_Task statement_
Transcribe every line from the top down to the line with "ax = fig.add_axes([0.147, 0.13, 0.853, 0.791])", both ends included, but not the pictures.

* begin Supplied data *

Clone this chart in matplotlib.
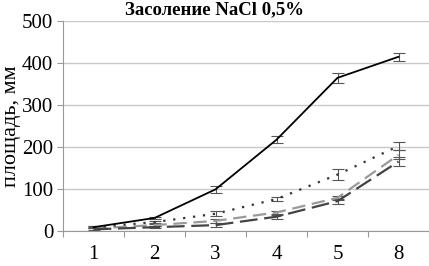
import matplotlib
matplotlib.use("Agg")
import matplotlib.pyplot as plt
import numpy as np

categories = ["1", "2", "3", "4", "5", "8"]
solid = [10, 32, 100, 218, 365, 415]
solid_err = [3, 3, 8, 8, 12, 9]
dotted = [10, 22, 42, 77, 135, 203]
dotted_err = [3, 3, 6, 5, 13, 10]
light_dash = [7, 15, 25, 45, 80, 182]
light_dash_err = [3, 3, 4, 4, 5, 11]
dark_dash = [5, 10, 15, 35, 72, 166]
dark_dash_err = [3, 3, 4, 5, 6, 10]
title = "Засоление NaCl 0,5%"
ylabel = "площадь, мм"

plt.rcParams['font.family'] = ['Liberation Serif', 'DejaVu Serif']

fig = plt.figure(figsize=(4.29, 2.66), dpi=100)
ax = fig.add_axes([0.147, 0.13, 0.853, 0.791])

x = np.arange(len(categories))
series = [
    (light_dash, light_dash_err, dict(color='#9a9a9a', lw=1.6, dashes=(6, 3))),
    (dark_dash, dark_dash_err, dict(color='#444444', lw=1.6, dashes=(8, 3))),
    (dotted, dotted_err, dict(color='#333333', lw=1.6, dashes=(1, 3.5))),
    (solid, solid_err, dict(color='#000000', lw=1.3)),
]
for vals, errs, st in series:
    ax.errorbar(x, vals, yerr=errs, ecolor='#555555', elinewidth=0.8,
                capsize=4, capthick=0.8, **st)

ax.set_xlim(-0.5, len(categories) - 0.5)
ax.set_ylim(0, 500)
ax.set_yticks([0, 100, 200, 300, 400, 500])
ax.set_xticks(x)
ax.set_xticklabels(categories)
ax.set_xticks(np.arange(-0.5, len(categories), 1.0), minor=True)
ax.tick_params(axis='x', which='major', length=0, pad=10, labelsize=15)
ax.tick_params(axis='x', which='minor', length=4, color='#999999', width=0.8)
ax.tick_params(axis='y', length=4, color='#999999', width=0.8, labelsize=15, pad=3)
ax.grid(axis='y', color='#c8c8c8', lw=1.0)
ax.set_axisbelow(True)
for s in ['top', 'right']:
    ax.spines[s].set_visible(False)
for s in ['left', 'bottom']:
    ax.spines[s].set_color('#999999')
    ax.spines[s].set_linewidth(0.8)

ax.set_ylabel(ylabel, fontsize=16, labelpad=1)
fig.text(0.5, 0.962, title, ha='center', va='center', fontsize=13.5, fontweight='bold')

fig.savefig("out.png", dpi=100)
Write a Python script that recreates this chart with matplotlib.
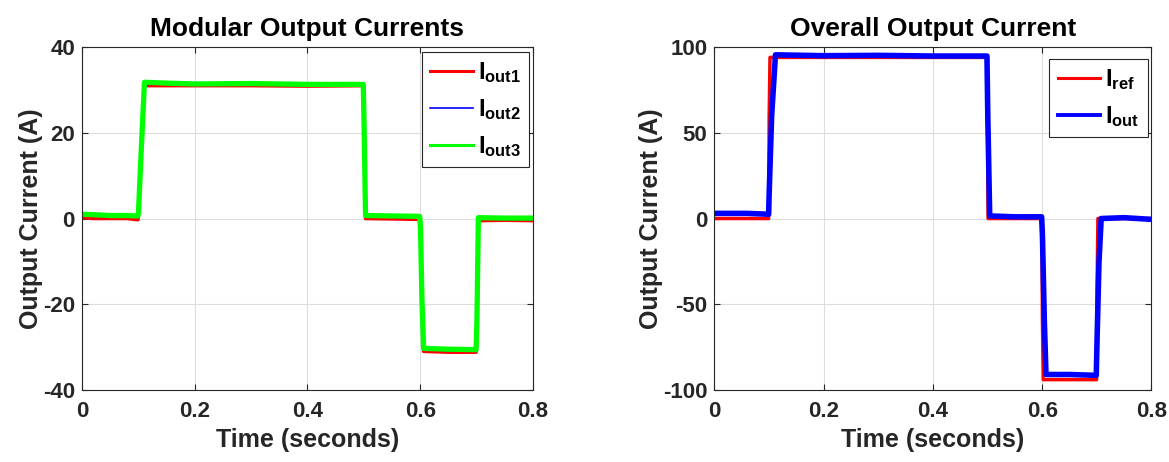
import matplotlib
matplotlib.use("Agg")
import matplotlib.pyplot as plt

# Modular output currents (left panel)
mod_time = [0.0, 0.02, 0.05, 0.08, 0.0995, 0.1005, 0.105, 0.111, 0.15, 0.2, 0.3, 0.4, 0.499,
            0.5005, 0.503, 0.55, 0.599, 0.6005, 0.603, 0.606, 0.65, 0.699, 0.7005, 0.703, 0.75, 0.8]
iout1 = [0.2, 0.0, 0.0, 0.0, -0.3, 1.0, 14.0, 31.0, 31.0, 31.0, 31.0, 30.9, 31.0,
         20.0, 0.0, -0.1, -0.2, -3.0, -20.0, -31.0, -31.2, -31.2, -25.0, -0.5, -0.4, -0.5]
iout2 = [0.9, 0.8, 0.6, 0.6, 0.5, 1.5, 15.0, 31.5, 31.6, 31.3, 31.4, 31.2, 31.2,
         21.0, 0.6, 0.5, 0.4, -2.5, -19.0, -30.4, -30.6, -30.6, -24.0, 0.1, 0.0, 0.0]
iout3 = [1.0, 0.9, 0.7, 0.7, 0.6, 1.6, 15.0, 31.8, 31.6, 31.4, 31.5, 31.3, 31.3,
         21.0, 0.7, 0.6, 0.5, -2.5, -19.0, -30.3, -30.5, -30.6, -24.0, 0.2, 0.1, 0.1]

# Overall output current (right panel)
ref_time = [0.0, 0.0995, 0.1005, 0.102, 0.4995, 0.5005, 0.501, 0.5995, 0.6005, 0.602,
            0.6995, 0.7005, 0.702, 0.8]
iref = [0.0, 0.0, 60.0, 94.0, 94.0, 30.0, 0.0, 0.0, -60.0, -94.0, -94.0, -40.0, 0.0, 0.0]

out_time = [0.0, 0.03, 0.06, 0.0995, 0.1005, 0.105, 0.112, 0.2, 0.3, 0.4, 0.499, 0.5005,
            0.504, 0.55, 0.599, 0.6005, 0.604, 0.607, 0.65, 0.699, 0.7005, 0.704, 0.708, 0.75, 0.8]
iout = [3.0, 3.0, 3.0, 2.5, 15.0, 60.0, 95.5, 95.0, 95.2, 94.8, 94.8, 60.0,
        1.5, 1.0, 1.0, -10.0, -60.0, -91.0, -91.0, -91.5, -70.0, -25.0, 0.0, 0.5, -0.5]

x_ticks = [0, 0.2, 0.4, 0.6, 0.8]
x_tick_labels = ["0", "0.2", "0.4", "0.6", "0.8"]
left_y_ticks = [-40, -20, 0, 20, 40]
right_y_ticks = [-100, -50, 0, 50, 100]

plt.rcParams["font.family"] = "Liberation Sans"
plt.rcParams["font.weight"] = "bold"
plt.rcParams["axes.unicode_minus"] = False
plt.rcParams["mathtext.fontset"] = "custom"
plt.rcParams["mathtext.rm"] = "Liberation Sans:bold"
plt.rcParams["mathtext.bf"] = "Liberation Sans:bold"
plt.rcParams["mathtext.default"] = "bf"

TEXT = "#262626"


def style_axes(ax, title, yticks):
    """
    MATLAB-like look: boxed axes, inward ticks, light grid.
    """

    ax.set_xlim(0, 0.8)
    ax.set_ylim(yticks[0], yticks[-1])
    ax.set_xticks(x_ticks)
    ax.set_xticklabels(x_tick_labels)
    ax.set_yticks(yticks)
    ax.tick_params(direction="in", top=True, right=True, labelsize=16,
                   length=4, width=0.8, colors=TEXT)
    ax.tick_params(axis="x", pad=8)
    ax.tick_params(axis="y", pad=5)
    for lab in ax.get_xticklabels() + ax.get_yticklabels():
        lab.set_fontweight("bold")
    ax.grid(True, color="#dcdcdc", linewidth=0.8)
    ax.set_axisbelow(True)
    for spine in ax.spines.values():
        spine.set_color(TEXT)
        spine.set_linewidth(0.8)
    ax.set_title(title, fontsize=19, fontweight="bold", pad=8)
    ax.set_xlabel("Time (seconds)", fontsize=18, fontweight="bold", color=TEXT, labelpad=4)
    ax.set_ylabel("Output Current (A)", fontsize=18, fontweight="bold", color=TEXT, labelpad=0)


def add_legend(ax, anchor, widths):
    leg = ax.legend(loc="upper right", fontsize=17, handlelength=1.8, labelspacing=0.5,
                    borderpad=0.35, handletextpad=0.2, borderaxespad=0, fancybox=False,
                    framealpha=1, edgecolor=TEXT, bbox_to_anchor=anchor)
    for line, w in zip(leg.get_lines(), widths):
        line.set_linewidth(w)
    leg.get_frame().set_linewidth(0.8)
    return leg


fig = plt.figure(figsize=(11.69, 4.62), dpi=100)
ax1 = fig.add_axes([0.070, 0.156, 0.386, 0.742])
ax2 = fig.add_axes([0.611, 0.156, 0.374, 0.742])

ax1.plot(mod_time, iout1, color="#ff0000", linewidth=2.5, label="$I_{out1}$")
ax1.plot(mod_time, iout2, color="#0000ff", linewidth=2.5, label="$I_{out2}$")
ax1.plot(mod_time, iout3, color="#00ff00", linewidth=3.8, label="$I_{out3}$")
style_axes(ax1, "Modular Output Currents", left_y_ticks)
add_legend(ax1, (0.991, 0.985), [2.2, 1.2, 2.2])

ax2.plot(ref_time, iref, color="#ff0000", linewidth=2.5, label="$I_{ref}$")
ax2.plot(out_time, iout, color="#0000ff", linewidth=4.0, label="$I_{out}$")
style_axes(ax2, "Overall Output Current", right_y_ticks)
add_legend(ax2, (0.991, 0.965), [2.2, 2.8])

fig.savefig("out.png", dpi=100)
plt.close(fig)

* end Supplied data *

_Full response_
Clone this chart in matplotlib.
import matplotlib
matplotlib.use("Agg")
import matplotlib.pyplot as plt
import numpy as np

categories = ["1", "2", "3", "4", "5", "8"]
solid = [10, 32, 100, 218, 365, 415]
solid_err = [3, 3, 8, 8, 12, 9]
dotted = [10, 22, 42, 77, 135, 203]
dotted_err = [3, 3, 6, 5, 13, 10]
light_dash = [7, 15, 25, 45, 80, 182]
light_dash_err = [3, 3, 4, 4, 5, 11]
dark_dash = [5, 10, 15, 35, 72, 166]
dark_dash_err = [3, 3, 4, 5, 6, 10]
title = "Засоление NaCl 0,5%"
ylabel = "площадь, мм"

plt.rcParams['font.family'] = ['Liberation Serif', 'DejaVu Serif']

fig = plt.figure(figsize=(4.29, 2.66), dpi=100)
ax = fig.add_axes([0.147, 0.13, 0.853, 0.791])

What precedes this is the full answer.